As well as this worked there were still times when an animator would be surprised at the morning screenings by the discrepancy between the performance on the projection screen and what they saw on the monitor. A parallax problem sometimes came from having the video camera vantage point too differently from the film lens. The monitor screen image is two dimensional and the puppet is moving in three dimensional space. A wrong angle on the video camera could turn your wonderful arcs and body poses into awkward gestures and stair stepped sweeping motions that chatter instead of flow. The best results came when you were using a video tapped camera which looked directly through the film lens and gave the exact view with no distortion.

Drawing on the monitor was a great development and proved to be quicker than the surface gauge. You had the advantage of seeing a global representation of the puppets movements and could even take a break without too much confusion as to what was last moved. But a new advancement came along that probably saved stop-motion from extinction: the wonderful frame grabber.

A method for capturing a video image was developed that allowed the animator to toggle between a captured image and a ‘live’ image. The moves to a puppet could be gauged by flipping between these two images. It gave a pretty good indication of how things were developing but still water soluble markers were used to map out arcs and spacing on the screen, only now a series of dotted lines would suffice instead of whole body tracings.

A better development came by using the alternating fields of a video image allowing the storage capacity of a frame grabber to jump from one stored image to sixty four. At twenty four frames per second this was just eight frames shy of three seconds worth of animation. Better yet the captured images could be played back at speed and even looped.
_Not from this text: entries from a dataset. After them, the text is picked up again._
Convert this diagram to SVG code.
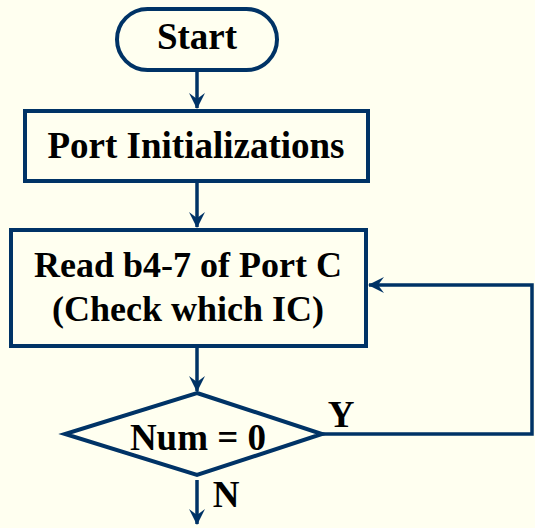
<svg xmlns="http://www.w3.org/2000/svg" width="535" height="528" viewBox="0 0 535 528">
  <style>
    .shape { fill: #FFFFF0; stroke: #003366; stroke-width: 4; }
    .wire { fill: none; stroke: #003366; stroke-width: 3.5; }
    .label { font-family: "Liberation Serif", "Times New Roman", serif; font-weight: bold; font-size: 37px; fill: #000; }
    .small { font-size: 36px; }
  </style>
  <defs>
    <marker id="arrow" markerUnits="userSpaceOnUse" markerWidth="20" markerHeight="20" viewBox="-16 -10 18 20" refX="0" refY="0" orient="auto">
      <path d="M1,0 L-15,-8 L-9,0 L-15,8 Z" fill="#003366"/>
    </marker>
  </defs>
  <rect width="535" height="528" fill="#FFFFF0"/>

  <g id="connectors">
    <line class="wire" x1="197" y1="70" x2="197" y2="108" marker-end="url(#arrow)"/>
    <line class="wire" x1="197" y1="181" x2="197" y2="227" marker-end="url(#arrow)"/>
    <line class="wire" x1="197" y1="346" x2="197" y2="391" marker-end="url(#arrow)"/>
    <line class="wire" x1="197" y1="480" x2="197" y2="524" marker-end="url(#arrow)"/>
    <polyline class="wire" points="322,434 532,434 532,285 369,285" marker-end="url(#arrow)"/>
  </g>

  <g id="start">
    <rect class="shape" x="117" y="9" width="160" height="61" rx="30.5" ry="30.5" stroke-width="3.5"/>
    <text class="label" x="197" y="49" text-anchor="middle">Start</text>
  </g>

  <g id="port-init">
    <rect class="shape" x="25" y="111" width="343" height="70"/>
    <text class="label" x="196" y="158" text-anchor="middle">Port Initializations</text>
  </g>

  <g id="read-port">
    <rect class="shape" x="11" y="230" width="355" height="116"/>
    <text class="label small" x="188" y="277" text-anchor="middle">Read b4-7 of Port C</text>
    <text class="label small" x="188" y="321" text-anchor="middle">(Check which IC)</text>
  </g>

  <g id="decision">
    <polygon class="shape" points="197,393 322,434 197,475 65,434" stroke-width="3.5"/>
    <text class="label" x="198" y="450" text-anchor="middle">Num = 0</text>
  </g>

  <g id="branch-labels">
    <text class="label" x="341" y="427" text-anchor="middle">Y</text>
    <text class="label" x="226" y="507" text-anchor="middle">N</text>
  </g>
</svg>
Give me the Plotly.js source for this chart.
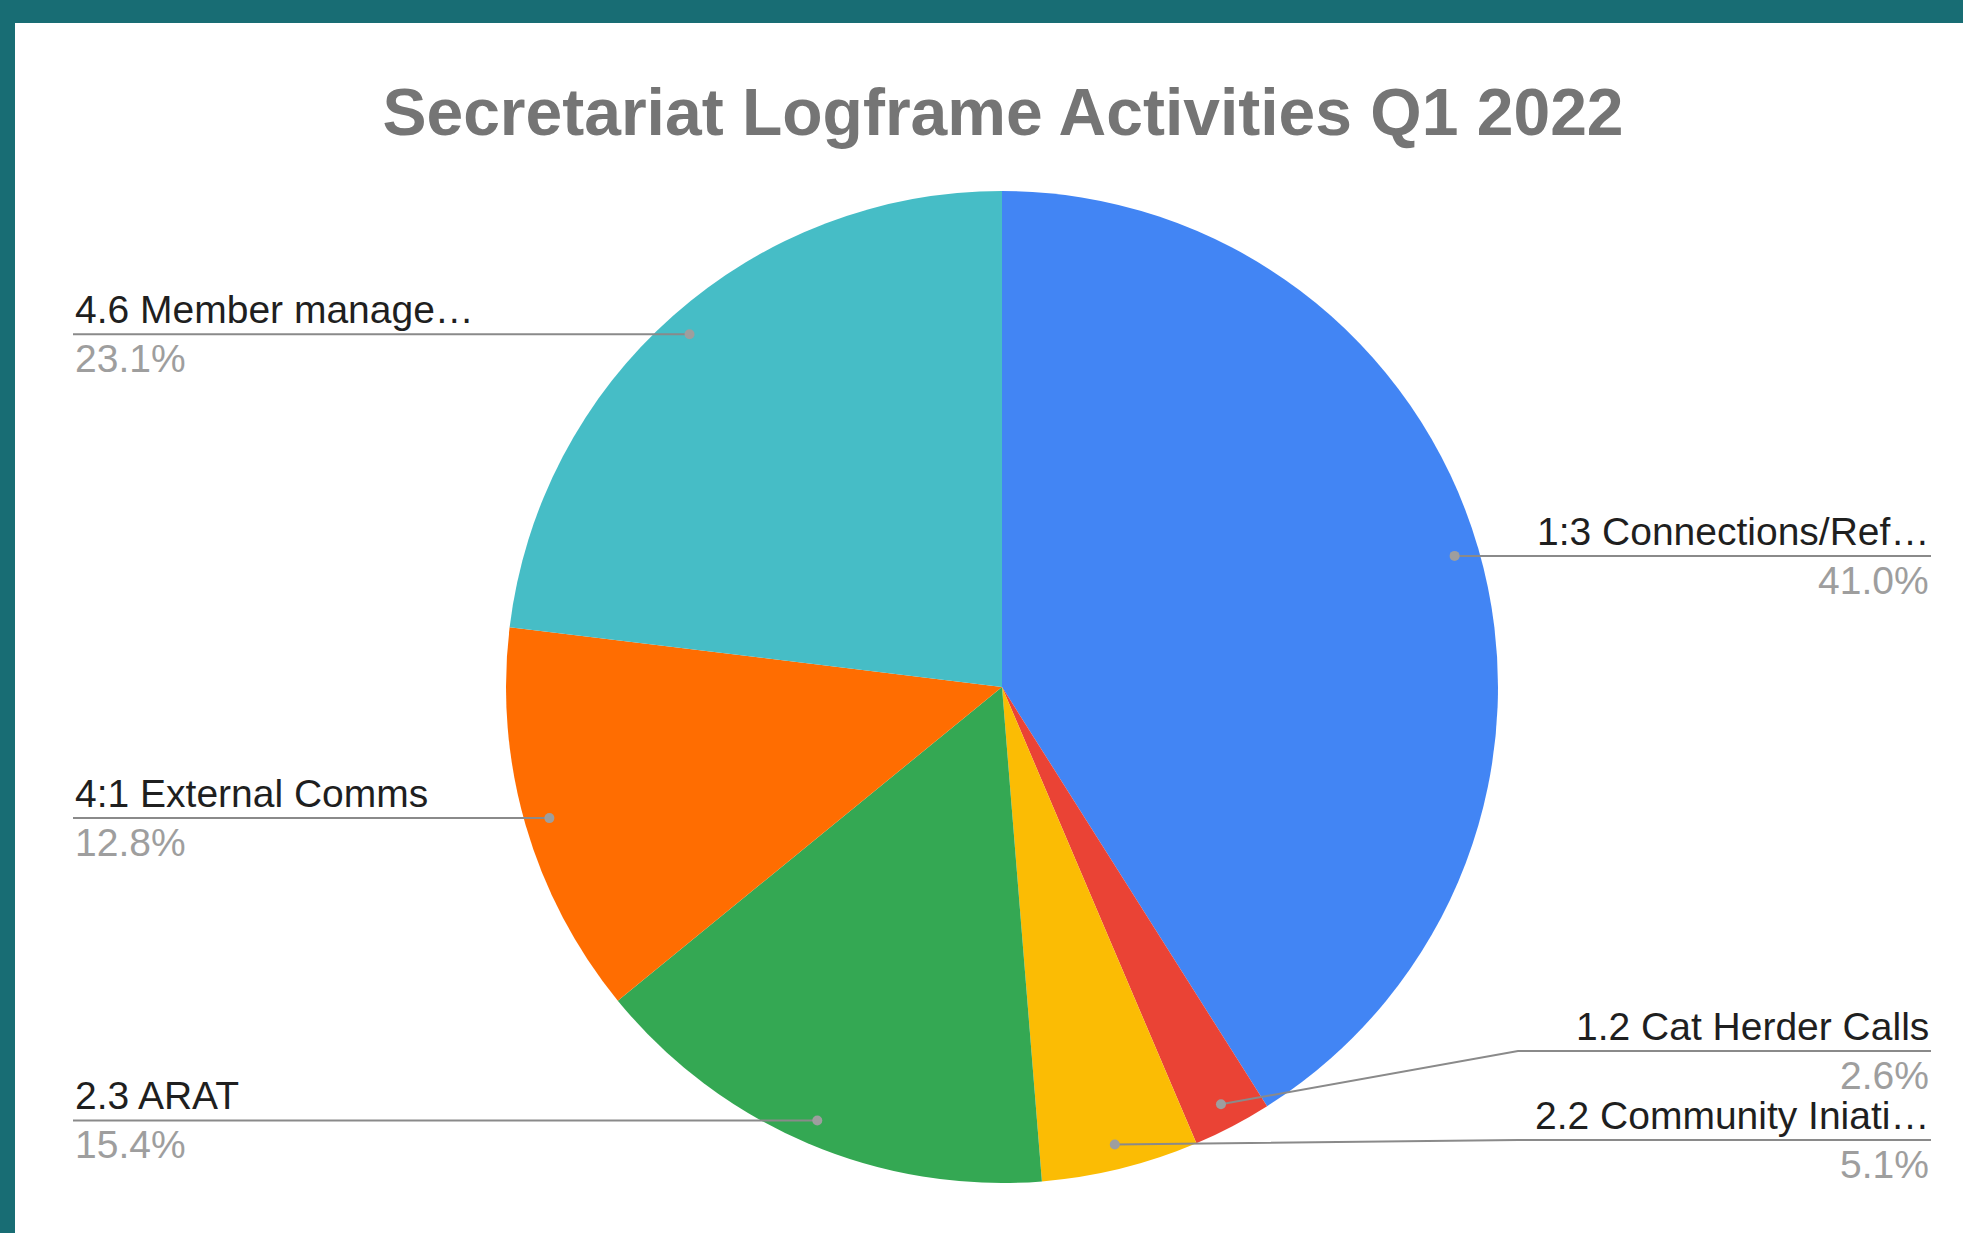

Now the animator had a way of toggling between the live and captured images and a way of seeing more than two seconds of performance played back at speed. This was a tremendous help and a great tool but the grabbers themselves were huge pieces of hardware loaded onto rolling carts and took up considerable space on an already crowded set. The advancement in computer chips allowed the grabbers to shrink in size and grow in storage capacity until they were about the size and shape of a lunch box and had the ability to store over a hundred frames.

Modern grabbers can support sync sound and over 14 minutes of captured images!

Update:  Now there are many free soft-wares available on line that interface with digital cameras you can use as frame grabbers.  Also the professional version of Dragon Animate has excellent onion skinning and planning features to draw arcs and plot increments.  By working digitally you can edit bad frames on the fly.

5 comments:

jriggity said...

TECHNOLOGY tooo the rescue!!

jriggity

Joel Brinkerhoff said...

Do you use a grabber or gauge?

jriggity said...

i use monkey jam framegrabber.

justin

Anonymous said...

Sorry I'm late to this, but I had a Lunchbox 256, recently sold it off. I also use MonkeyJam, but am looking into another program.

Nothing beats the Raisins. I wish Claymation would come BACK!!

Joel Brinkerhoff said...

Hi Don. Thanks for looking in.

Claymation in it's purest form with everything, sets, props, and characters made of clay, was extremely expensive and time consuming. Partly because of trying not to damage or trying to repairing damaged sets, props, and characters made of clay. I should do a post on that sometime.